§ GIVEN EXERCISE: Pictures stay out of this copy, which runs from the first line of the material through the line containing "const yTicks = [200, 400, 600, 800, 1000, 1200];".

——————————

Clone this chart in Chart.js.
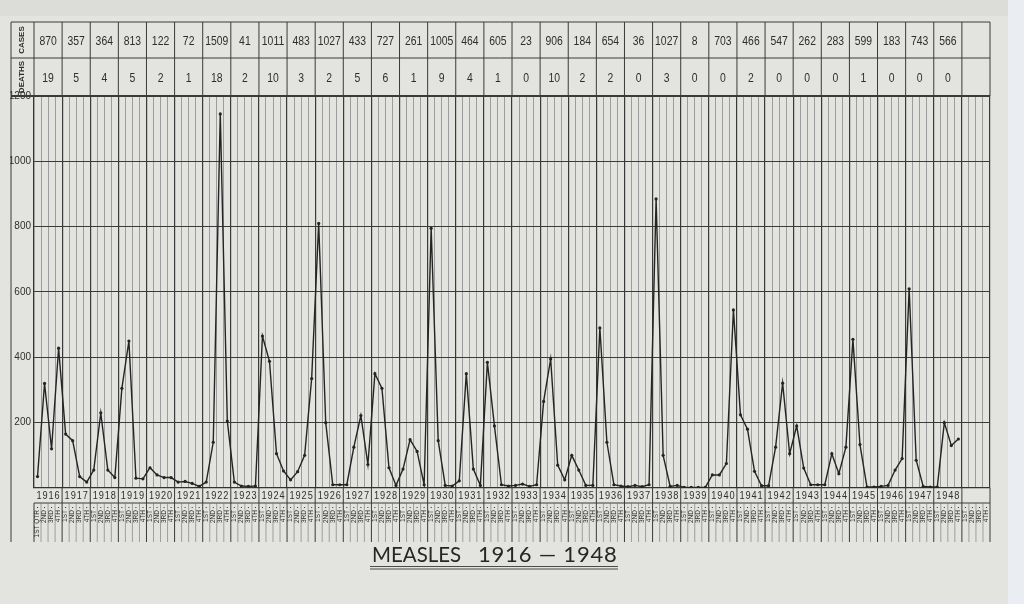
<!DOCTYPE html>
<html>
<head>
<meta charset="utf-8">
<title>Measles 1916 - 1948</title>
<script src="https://cdn.jsdelivr.net/npm/chart.js@4.4.0/dist/chart.umd.min.js"></script>
<style>
  html, body { margin: 0; padding: 0; background: #e3e3df; overflow: hidden; }
</style>
</head>
<body>
<canvas id="measlesChart" width="1024" height="604"></canvas>
<script>
const years = [1916, 1917, 1918, 1919, 1920, 1921, 1922, 1923, 1924, 1925, 1926,
               1927, 1928, 1929, 1930, 1931, 1932, 1933, 1934, 1935, 1936, 1937,
               1938, 1939, 1940, 1941, 1942, 1943, 1944, 1945, 1946, 1947, 1948];
const yearCases = [870, 357, 364, 813, 122, 72, 1509, 41, 1011, 483, 1027,
                   433, 727, 261, 1005, 464, 605, 23, 906, 184, 654, 36,
                   1027, 8, 703, 466, 547, 262, 283, 599, 183, 743, 566];
const yearDeaths = [19, 5, 4, 5, 2, 1, 18, 2, 10, 3, 2,
                    5, 6, 1, 9, 4, 1, 0, 10, 2, 2, 0,
                    3, 0, 0, 2, 0, 0, 0, 1, 0, 0, 0];
const quarterNames = ['1ST', '2ND', '3RD', '4TH'];
const yTicks = [200, 400, 600, 800, 1000, 1200];

// cases per quarter, four values a year
const quarterlyCases = [
  35, 320, 120, 428,    // 1916
  165, 145, 35, 18,     // 1917
  55, 230, 55, 32,      // 1918
  305, 450, 30, 28,     // 1919
  62, 40, 32, 32,       // 1920
  18, 20, 14, 5,        // 1921
  18, 140, 1145, 205,   // 1922
  18, 6, 5, 6,          // 1923
  465, 388, 105, 52,    // 1924
  25, 50, 100, 335,     // 1925
  810, 200, 10, 10,     // 1926
  10, 125, 222, 72,     // 1927
  350, 305, 62, 8,      // 1928
  58, 148, 112, 10,     // 1929
  795, 145, 8, 6,       // 1930
  22, 350, 58, 8,       // 1931
  385, 190, 10, 6,      // 1932
  8, 12, 5, 10,         // 1933
  265, 395, 70, 25,     // 1934
  100, 55, 8, 8,        // 1935
  490, 140, 10, 6,      // 1936
  4, 8, 4, 10,          // 1937
  885, 100, 5, 8,       // 1938
  2, 2, 2, 2,           // 1939
  40, 40, 75, 545,      // 1940
  224, 180, 51, 7,      // 1941
  7, 125, 321, 105,     // 1942
  190, 61, 10, 10,      // 1943
  10, 105, 44, 125,     // 1944
  455, 133, 3, 3,       // 1945
  5, 8, 55, 90,         // 1946
  610, 85, 5, 3,        // 1947
  3, 200, 130, 150      // 1948
];

const fontFamily = "'Liberation Sans', 'DejaVu Sans', sans-serif";
const ink = '#2e2e2e';

// one spare (empty) year column after 1948, like on the sheet
const nCols = years.length + 1;
const labels = [];
for (let i = 0; i < nCols * 4; i++) labels.push(quarterNames[i % 4]);
const series = quarterlyCases.concat([null, null, null, null]);

function squeeze(ctx, text, cx, cy, sx) {
  ctx.save();
  ctx.translate(cx, cy);
  ctx.scale(sx, 1);
  ctx.fillText(text, 0, 0);
  ctx.restore();
}

const paperSheet = {
  id: 'paperSheet',
  beforeDraw(chart) {
    const { ctx, width, height } = chart;
    ctx.save();
    ctx.fillStyle = '#e3e3df';
    ctx.fillRect(0, 0, width, height);
    ctx.fillStyle = '#dcdcd9';
    ctx.fillRect(0, 0, width, 16);
    ctx.fillStyle = '#eaedf2';
    ctx.fillRect(1008, 0, width - 1008, height);
    ctx.restore();
  },
  afterDraw(chart) {
    const { ctx, chartArea: area, scales: { x } } = chart;
    const step = x.getPixelForValue(1) - x.getPixelForValue(0);
    const edge = i => x.getPixelForValue(i) - step / 2;
    const frameL = 11, tTop = 22, tMid = 58, tBot = area.top;
    const yearRowBot = 503, qtrRowBot = 542;

    const hline = (x1, x2, y) => { ctx.beginPath(); ctx.moveTo(x1, y); ctx.lineTo(x2, y); ctx.stroke(); };
    const vline = (xx, y1, y2) => { ctx.beginPath(); ctx.moveTo(xx, y1); ctx.lineTo(xx, y2); ctx.stroke(); };

    ctx.save();
    ctx.strokeStyle = '#3a3a3a';
    ctx.lineWidth = 1;

    // cases / deaths table
    hline(frameL, area.right, tTop);
    hline(frameL, area.right, tMid);
    ctx.lineWidth = 2;
    hline(frameL, area.right, tBot);
    ctx.lineWidth = 1;
    vline(frameL, tTop, qtrRowBot);
    vline(area.left, tTop, tBot);
    for (let i = 1; i <= nCols; i++) vline(edge(i * 4), tTop, tBot);

    // year row and quarter row under the plot
    hline(area.left, area.right, yearRowBot);
    for (let i = 1; i <= nCols; i++) vline(edge(i * 4), area.bottom, yearRowBot);
    for (let q = 0; q <= nCols * 4; q++) {
      ctx.lineWidth = q % 4 === 0 ? 1 : 0.6;
      ctx.strokeStyle = q % 4 === 0 ? '#3a3a3a' : '#6f6f6f';
      vline(edge(q), yearRowBot, qtrRowBot);
    }

    ctx.fillStyle = ink;
    for (let q = 0; q < nCols * 4; q++) ctx.fillRect(x.getPixelForValue(q) - 0.5, 507, 1, 1);

    ctx.textAlign = 'center';
    ctx.textBaseline = 'middle';
    ctx.font = '13px ' + fontFamily;
    years.forEach((yr, i) => {
      const cx = edge(i * 4) + step * 2;
      squeeze(ctx, String(yearCases[i]), cx, 41, 0.8);
      squeeze(ctx, String(yearDeaths[i]), cx, 78, 0.8);
    });

    ctx.font = '10px ' + fontFamily;
    ctx.letterSpacing = '1px';
    years.forEach((yr, i) => {
      squeeze(ctx, String(yr), edge(i * 4) + step * 2 + 0.5, 496, 0.92);
    });
    ctx.letterSpacing = '0px';

    ctx.font = 'bold 8px ' + fontFamily;
    [['CASES', 40], ['DEATHS', 77]].forEach(([t, cy]) => {
      ctx.save();
      ctx.translate(22, cy);
      ctx.rotate(-Math.PI / 2);
      ctx.fillText(t, 0, 0);
      ctx.restore();
    });

    // title
    ctx.fillStyle = '#262626';
    ctx.textAlign = 'left';
    ctx.textBaseline = 'alphabetic';
    ctx.font = "22px Lato, 'Open Sans', sans-serif";
    squeezeLeft(ctx, 'MEASLES', 372, 562, 0.93);
    ctx.letterSpacing = '0.8px';
    ctx.fillText('1916 \u2014 1948', 478, 562);
    ctx.letterSpacing = '0px';
    ctx.strokeStyle = '#4a4a4a';
    ctx.lineWidth = 1;
    hline(370, 618, 566.5);
    hline(370, 618, 569);
    ctx.restore();
  }
};

function squeezeLeft(ctx, text, lx, by, sx) {
  ctx.save();
  ctx.translate(lx, by);
  ctx.scale(sx, 1);
  ctx.fillText(text, 0, 0);
  ctx.restore();
}

const ctx = document.getElementById('measlesChart').getContext('2d');
new Chart(ctx, {
  type: 'line',
  data: {
    labels: labels,
    datasets: [{
      label: 'Measles cases',
      data: series,
      borderColor: '#242424',
      borderWidth: 1.4,
      pointRadius: 1.6,
      pointBackgroundColor: '#242424',
      pointBorderWidth: 0,
      tension: 0,
      spanGaps: false
    }]
  },
  options: {
    responsive: false,
    animation: false,
    devicePixelRatio: 1,
    layout: { padding: { left: 10, top: 96, right: 34, bottom: 64 } },
    plugins: { legend: { display: false }, tooltip: { enabled: false } },
    scales: {
      x: {
        offset: true,
        grid: {
          offset: true,
          drawTicks: false,
          color: c => (c.index === undefined || c.index % 4 === 0) ? '#3a3a3a' : '#8a8a8a',
          lineWidth: c => (c.index === undefined || c.index % 4 === 0) ? 1.2 : 0.8
        },
        border: { color: '#333', width: 1.2 },
        ticks: {
          autoSkip: false,
          minRotation: 90,
          maxRotation: 90,
          padding: 22,
          color: ink,
          font: { size: 6.5, family: fontFamily },
          callback: (v, i) => quarterNames[i % 4] + (i === 0 ? ' QTR' : '')
        },
        afterFit: s => { s.height = 52; }
      },
      y: {
        min: 0,
        max: 1200,
        afterBuildTicks: s => { s.ticks = [0].concat(yTicks).map(v => ({ value: v })); },
        ticks: {
          padding: 3,
          color: ink,
          font: { size: 10, family: fontFamily },
          callback: v => v === 0 ? '' : String(v)
        },
        grid: { color: '#3a3a3a', lineWidth: 1.1, drawTicks: false },
        border: { color: '#333', width: 1.2 },
        afterFit: s => { s.width = 24; }
      }
    }
  },
  plugins: [paperSheet]
});
</script>
</body>
</html>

——————————

§ EXERCISE OUTPUT:
Clone this chart in Chart.js.
<!DOCTYPE html>
<html>
<head>
<meta charset="utf-8">
<title>Measles 1916 - 1948</title>
<script src="https://cdn.jsdelivr.net/npm/chart.js@4.4.0/dist/chart.umd.min.js"></script>
<style>
  html, body { margin: 0; padding: 0; background: #e3e3df; overflow: hidden; }
</style>
</head>
<body>
<canvas id="measlesChart" width="1024" height="604"></canvas>
<script>
const years = [1916, 1917, 1918, 1919, 1920, 1921, 1922, 1923, 1924, 1925, 1926,
               1927, 1928, 1929, 1930, 1931, 1932, 1933, 1934, 1935, 1936, 1937,
               1938, 1939, 1940, 1941, 1942, 1943, 1944, 1945, 1946, 1947, 1948];
const yearCases = [870, 357, 364, 813, 122, 72, 1509, 41, 1011, 483, 1027,
                   433, 727, 261, 1005, 464, 605, 23, 906, 184, 654, 36,
                   1027, 8, 703, 466, 547, 262, 283, 599, 183, 743, 566];
const yearDeaths = [19, 5, 4, 5, 2, 1, 18, 2, 10, 3, 2,
                    5, 6, 1, 9, 4, 1, 0, 10, 2, 2, 0,
                    3, 0, 0, 2, 0, 0, 0, 1, 0, 0, 0];
const quarterNames = ['1ST', '2ND', '3RD', '4TH'];
const yTicks = [200, 400, 600, 800, 1000, 1200];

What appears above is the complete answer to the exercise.